-- Start of Data --

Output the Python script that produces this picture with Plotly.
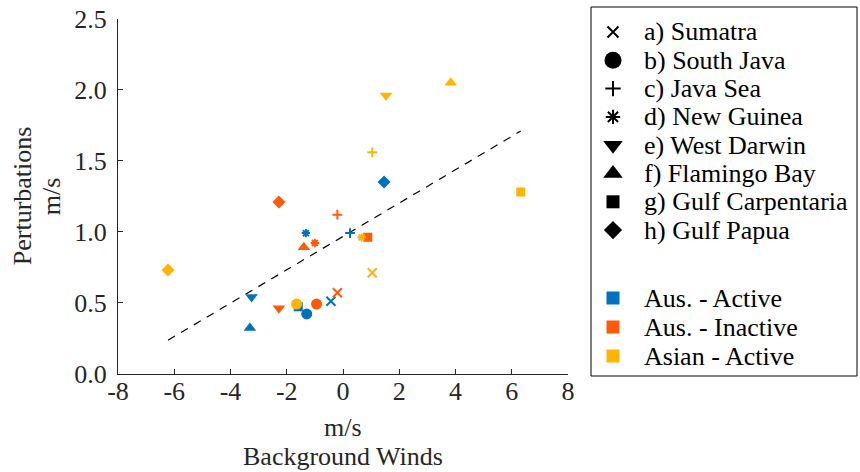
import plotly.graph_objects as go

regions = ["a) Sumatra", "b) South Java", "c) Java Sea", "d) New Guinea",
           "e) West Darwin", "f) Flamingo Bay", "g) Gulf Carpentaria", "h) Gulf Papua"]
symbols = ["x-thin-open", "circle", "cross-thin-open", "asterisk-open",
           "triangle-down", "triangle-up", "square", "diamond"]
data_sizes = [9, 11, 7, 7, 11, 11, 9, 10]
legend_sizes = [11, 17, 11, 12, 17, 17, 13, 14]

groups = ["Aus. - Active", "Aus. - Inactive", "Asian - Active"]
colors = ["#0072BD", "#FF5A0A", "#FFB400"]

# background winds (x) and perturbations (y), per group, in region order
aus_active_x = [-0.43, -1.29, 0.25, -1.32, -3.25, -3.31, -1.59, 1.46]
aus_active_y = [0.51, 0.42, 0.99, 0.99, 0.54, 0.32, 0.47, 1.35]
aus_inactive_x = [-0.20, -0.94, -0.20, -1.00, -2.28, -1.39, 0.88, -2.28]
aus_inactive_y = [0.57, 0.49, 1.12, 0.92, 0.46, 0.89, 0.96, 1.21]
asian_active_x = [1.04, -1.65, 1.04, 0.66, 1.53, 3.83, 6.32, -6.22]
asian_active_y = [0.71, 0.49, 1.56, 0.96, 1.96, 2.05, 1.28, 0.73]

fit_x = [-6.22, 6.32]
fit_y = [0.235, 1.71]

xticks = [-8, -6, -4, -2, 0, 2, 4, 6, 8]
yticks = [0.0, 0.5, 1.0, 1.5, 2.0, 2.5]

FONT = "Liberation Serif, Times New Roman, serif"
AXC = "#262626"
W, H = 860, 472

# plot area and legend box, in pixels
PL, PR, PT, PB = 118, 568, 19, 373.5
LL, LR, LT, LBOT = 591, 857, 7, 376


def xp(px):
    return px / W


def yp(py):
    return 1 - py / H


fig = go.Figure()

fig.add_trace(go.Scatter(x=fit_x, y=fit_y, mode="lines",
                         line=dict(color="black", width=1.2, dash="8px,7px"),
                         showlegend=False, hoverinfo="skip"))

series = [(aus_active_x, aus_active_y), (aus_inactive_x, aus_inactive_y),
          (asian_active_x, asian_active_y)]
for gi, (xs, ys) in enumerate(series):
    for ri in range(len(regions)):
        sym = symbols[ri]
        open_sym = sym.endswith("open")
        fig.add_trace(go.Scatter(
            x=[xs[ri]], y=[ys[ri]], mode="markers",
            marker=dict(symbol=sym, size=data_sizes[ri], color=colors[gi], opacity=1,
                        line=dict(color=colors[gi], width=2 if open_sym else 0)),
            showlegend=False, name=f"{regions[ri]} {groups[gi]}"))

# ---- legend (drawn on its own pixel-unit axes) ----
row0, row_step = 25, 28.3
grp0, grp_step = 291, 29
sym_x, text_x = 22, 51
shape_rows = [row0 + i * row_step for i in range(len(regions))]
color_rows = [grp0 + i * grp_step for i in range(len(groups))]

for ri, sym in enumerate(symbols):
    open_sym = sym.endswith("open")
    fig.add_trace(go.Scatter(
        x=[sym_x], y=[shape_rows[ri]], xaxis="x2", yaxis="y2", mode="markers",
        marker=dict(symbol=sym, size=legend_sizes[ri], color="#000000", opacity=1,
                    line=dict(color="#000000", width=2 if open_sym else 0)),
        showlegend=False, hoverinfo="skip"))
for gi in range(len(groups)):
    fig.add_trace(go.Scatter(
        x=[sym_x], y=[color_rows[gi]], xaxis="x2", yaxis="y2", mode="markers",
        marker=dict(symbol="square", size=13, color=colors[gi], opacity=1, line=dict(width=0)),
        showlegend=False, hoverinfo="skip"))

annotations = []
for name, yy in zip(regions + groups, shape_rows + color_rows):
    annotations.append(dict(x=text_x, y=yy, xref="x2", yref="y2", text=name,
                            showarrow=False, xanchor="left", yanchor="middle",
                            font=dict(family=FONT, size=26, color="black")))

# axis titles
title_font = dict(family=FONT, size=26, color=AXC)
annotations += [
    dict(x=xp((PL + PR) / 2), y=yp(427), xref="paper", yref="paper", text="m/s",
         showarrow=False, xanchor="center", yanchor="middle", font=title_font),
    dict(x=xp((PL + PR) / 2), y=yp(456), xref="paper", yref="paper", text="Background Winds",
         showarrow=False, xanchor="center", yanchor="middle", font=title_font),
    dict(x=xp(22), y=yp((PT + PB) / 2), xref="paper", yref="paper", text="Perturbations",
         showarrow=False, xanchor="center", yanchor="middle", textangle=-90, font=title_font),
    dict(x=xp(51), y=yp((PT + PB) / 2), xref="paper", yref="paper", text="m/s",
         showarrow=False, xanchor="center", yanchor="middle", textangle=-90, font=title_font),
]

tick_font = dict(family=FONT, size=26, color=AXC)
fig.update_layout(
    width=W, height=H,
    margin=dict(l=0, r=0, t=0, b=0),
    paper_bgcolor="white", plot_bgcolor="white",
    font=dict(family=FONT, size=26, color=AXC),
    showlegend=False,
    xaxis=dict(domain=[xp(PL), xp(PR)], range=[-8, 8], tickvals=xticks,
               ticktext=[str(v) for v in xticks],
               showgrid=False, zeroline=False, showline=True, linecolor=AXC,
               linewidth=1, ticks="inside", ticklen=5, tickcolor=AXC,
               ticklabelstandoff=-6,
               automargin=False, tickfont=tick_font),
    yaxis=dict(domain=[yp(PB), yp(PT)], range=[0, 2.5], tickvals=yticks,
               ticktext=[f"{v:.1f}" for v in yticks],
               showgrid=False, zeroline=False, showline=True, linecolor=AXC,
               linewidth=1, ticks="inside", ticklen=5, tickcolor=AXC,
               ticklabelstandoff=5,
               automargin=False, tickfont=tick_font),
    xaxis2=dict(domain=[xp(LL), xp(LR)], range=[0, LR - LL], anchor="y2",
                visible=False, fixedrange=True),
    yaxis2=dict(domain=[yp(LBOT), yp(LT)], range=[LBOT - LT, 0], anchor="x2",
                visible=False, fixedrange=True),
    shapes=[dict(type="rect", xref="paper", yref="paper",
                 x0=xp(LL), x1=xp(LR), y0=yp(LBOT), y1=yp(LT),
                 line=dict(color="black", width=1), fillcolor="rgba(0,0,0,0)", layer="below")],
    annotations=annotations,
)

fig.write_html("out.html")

-- End of Data --

### Exercise
Reproduce the whole listing above word for word, but not its pictures.

### Output for this exercise
Output the Python script that produces this picture with Plotly.
import plotly.graph_objects as go

regions = ["a) Sumatra", "b) South Java", "c) Java Sea", "d) New Guinea",
           "e) West Darwin", "f) Flamingo Bay", "g) Gulf Carpentaria", "h) Gulf Papua"]
symbols = ["x-thin-open", "circle", "cross-thin-open", "asterisk-open",
           "triangle-down", "triangle-up", "square", "diamond"]
data_sizes = [9, 11, 7, 7, 11, 11, 9, 10]
legend_sizes = [11, 17, 11, 12, 17, 17, 13, 14]

groups = ["Aus. - Active", "Aus. - Inactive", "Asian - Active"]
colors = ["#0072BD", "#FF5A0A", "#FFB400"]

# background winds (x) and perturbations (y), per group, in region order
aus_active_x = [-0.43, -1.29, 0.25, -1.32, -3.25, -3.31, -1.59, 1.46]
aus_active_y = [0.51, 0.42, 0.99, 0.99, 0.54, 0.32, 0.47, 1.35]
aus_inactive_x = [-0.20, -0.94, -0.20, -1.00, -2.28, -1.39, 0.88, -2.28]
aus_inactive_y = [0.57, 0.49, 1.12, 0.92, 0.46, 0.89, 0.96, 1.21]
asian_active_x = [1.04, -1.65, 1.04, 0.66, 1.53, 3.83, 6.32, -6.22]
asian_active_y = [0.71, 0.49, 1.56, 0.96, 1.96, 2.05, 1.28, 0.73]

fit_x = [-6.22, 6.32]
fit_y = [0.235, 1.71]

xticks = [-8, -6, -4, -2, 0, 2, 4, 6, 8]
yticks = [0.0, 0.5, 1.0, 1.5, 2.0, 2.5]

FONT = "Liberation Serif, Times New Roman, serif"
AXC = "#262626"
W, H = 860, 472

# plot area and legend box, in pixels
PL, PR, PT, PB = 118, 568, 19, 373.5
LL, LR, LT, LBOT = 591, 857, 7, 376


def xp(px):
    return px / W


def yp(py):
    return 1 - py / H


fig = go.Figure()

fig.add_trace(go.Scatter(x=fit_x, y=fit_y, mode="lines",
                         line=dict(color="black", width=1.2, dash="8px,7px"),
                         showlegend=False, hoverinfo="skip"))

series = [(aus_active_x, aus_active_y), (aus_inactive_x, aus_inactive_y),
          (asian_active_x, asian_active_y)]
for gi, (xs, ys) in enumerate(series):
    for ri in range(len(regions)):
        sym = symbols[ri]
        open_sym = sym.endswith("open")
        fig.add_trace(go.Scatter(
            x=[xs[ri]], y=[ys[ri]], mode="markers",
            marker=dict(symbol=sym, size=data_sizes[ri], color=colors[gi], opacity=1,
                        line=dict(color=colors[gi], width=2 if open_sym else 0)),
            showlegend=False, name=f"{regions[ri]} {groups[gi]}"))

# ---- legend (drawn on its own pixel-unit axes) ----
row0, row_step = 25, 28.3
grp0, grp_step = 291, 29
sym_x, text_x = 22, 51
shape_rows = [row0 + i * row_step for i in range(len(regions))]
color_rows = [grp0 + i * grp_step for i in range(len(groups))]

for ri, sym in enumerate(symbols):
    open_sym = sym.endswith("open")
    fig.add_trace(go.Scatter(
        x=[sym_x], y=[shape_rows[ri]], xaxis="x2", yaxis="y2", mode="markers",
        marker=dict(symbol=sym, size=legend_sizes[ri], color="#000000", opacity=1,
                    line=dict(color="#000000", width=2 if open_sym else 0)),
        showlegend=False, hoverinfo="skip"))
for gi in range(len(groups)):
    fig.add_trace(go.Scatter(
        x=[sym_x], y=[color_rows[gi]], xaxis="x2", yaxis="y2", mode="markers",
        marker=dict(symbol="square", size=13, color=colors[gi], opacity=1, line=dict(width=0)),
        showlegend=False, hoverinfo="skip"))

annotations = []
for name, yy in zip(regions + groups, shape_rows + color_rows):
    annotations.append(dict(x=text_x, y=yy, xref="x2", yref="y2", text=name,
                            showarrow=False, xanchor="left", yanchor="middle",
                            font=dict(family=FONT, size=26, color="black")))

# axis titles
title_font = dict(family=FONT, size=26, color=AXC)
annotations += [
    dict(x=xp((PL + PR) / 2), y=yp(427), xref="paper", yref="paper", text="m/s",
         showarrow=False, xanchor="center", yanchor="middle", font=title_font),
    dict(x=xp((PL + PR) / 2), y=yp(456), xref="paper", yref="paper", text="Background Winds",
         showarrow=False, xanchor="center", yanchor="middle", font=title_font),
    dict(x=xp(22), y=yp((PT + PB) / 2), xref="paper", yref="paper", text="Perturbations",
         showarrow=False, xanchor="center", yanchor="middle", textangle=-90, font=title_font),
    dict(x=xp(51), y=yp((PT + PB) / 2), xref="paper", yref="paper", text="m/s",
         showarrow=False, xanchor="center", yanchor="middle", textangle=-90, font=title_font),
]

tick_font = dict(family=FONT, size=26, color=AXC)
fig.update_layout(
    width=W, height=H,
    margin=dict(l=0, r=0, t=0, b=0),
    paper_bgcolor="white", plot_bgcolor="white",
    font=dict(family=FONT, size=26, color=AXC),
    showlegend=False,
    xaxis=dict(domain=[xp(PL), xp(PR)], range=[-8, 8], tickvals=xticks,
               ticktext=[str(v) for v in xticks],
               showgrid=False, zeroline=False, showline=True, linecolor=AXC,
               linewidth=1, ticks="inside", ticklen=5, tickcolor=AXC,
               ticklabelstandoff=-6,
               automargin=False, tickfont=tick_font),
    yaxis=dict(domain=[yp(PB), yp(PT)], range=[0, 2.5], tickvals=yticks,
               ticktext=[f"{v:.1f}" for v in yticks],
               showgrid=False, zeroline=False, showline=True, linecolor=AXC,
               linewidth=1, ticks="inside", ticklen=5, tickcolor=AXC,
               ticklabelstandoff=5,
               automargin=False, tickfont=tick_font),
    xaxis2=dict(domain=[xp(LL), xp(LR)], range=[0, LR - LL], anchor="y2",
                visible=False, fixedrange=True),
    yaxis2=dict(domain=[yp(LBOT), yp(LT)], range=[LBOT - LT, 0], anchor="x2",
                visible=False, fixedrange=True),
    shapes=[dict(type="rect", xref="paper", yref="paper",
                 x0=xp(LL), x1=xp(LR), y0=yp(LBOT), y1=yp(LT),
                 line=dict(color="black", width=1), fillcolor="rgba(0,0,0,0)", layer="below")],
    annotations=annotations,
)

fig.write_html("out.html")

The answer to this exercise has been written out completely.